Veranos de papel caliente

Veranos de papel caliente, lecturas en siestas abrasadoras, tumbado bocabajo buscando el fresco

21 de junio 2024 - 08:34

Ahora que otro empieza recuerdo los veranos de papel caliente. Papel de los tebeos del quiosco de la Encarnación en mi última infancia, cuando volvimos a Sevilla. Papel de los libros y las novelitas del quiosco de los nervionenses pisos de la prensa en mi adolescencia. De quiosco a quiosco viví en veranos de papel caliente el tránsito del ensanche de Regina a Marqués del Nervión, de la infancia a la adolescencia, del Capitán Trueno -previo paso por la Colección Historias de Bruguera que presentaba los clásicos juveniles en versiones abreviadas e historietas- a Conan Doyle o H. G. Wells, porque mis primeros Holmes fueron los de la Editorial Molino que se vendían en quioscos y mi primer Wells, La máquina del tiempo, fue el de la -creo recordar que anarcoide- Editorial Zero, algunos de cuyos títulos también se vendían en quioscos. Todo sumado, por supuesto, a los Julio Verne de Editorial Molino, los Agatha Christie de mi madre y los primeros clásicos y bestseller que traía puntualmente Ponce, mi agente del Círculo de Lectores. Sin olvidar, volviendo a mi quiosco adolescente de Marqués del Nervión, los bolsilibros de terror de Bruguera -que alguien llamó “pulp castizo”- de Ralph Barby, Silver Kane, Curtis Garland o Clark Carrados con fantásticas portadas de Lorenzo Olivares Desilo, Antonio Bernal o Salvador Fabá.

Papel caliente de tebeos, libros y bolsilibros comprados en quioscos que, con la distancia de los años, me represento como la casetilla de latón en la que el coronel Saito encerraba al recto, obstinado y al final majareta coronel Nicholson en El puente sobre el río Kwai. Porque si deliciosos son los recuerdos de lecturas en papel caliente en la penumbra de siestas abrasadoras, tumbado bocabajo buscando el improbable fresco de las baldosas hidráulicas, un tormento debía ser el interior del minúsculo quiosco de madera verde y blanca de la Encarnación en el que Pablo pasaba el día, sin moverse ni para almorzar en una fiambrera de aluminio los mediodías en los que el quiosco olía a papas en amarillo con laurel.
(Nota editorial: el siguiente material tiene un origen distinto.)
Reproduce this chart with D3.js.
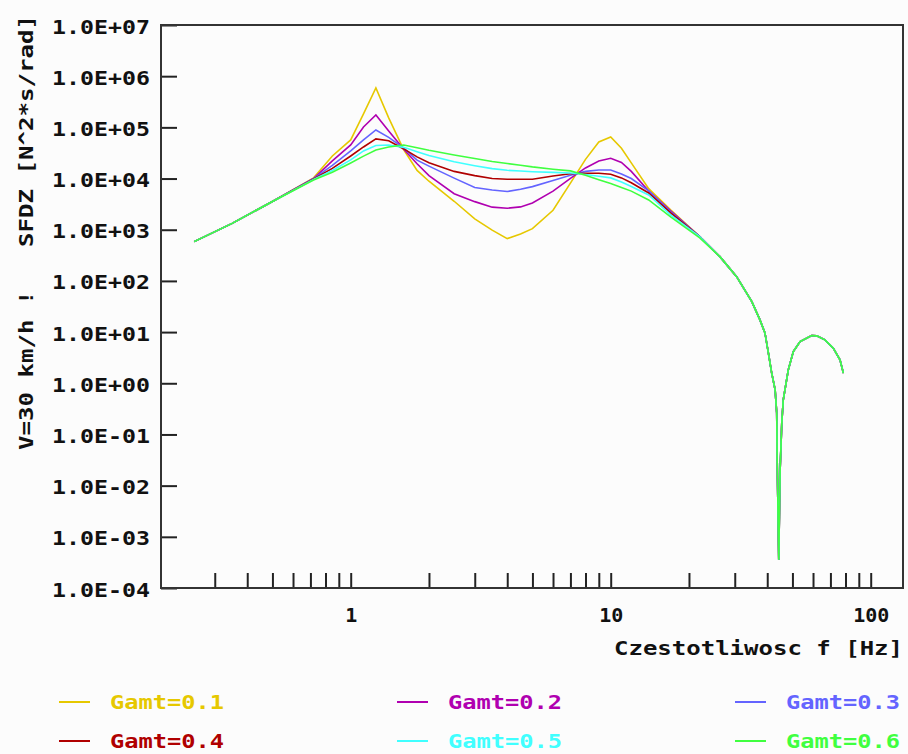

Afortunadamente mejoraron las condiciones de trabajo en los quioscos que, por desgracia, ahora están desapareciendo. En fin… Siempre nos quedará el de Ricardo en la Alfalfa, en el que fui comprando, a lo largo de sesenta semanas, una colección de novelas juveniles con la ilusión de que mis nietos vivan veranos de aventuras leídas en papel caliente.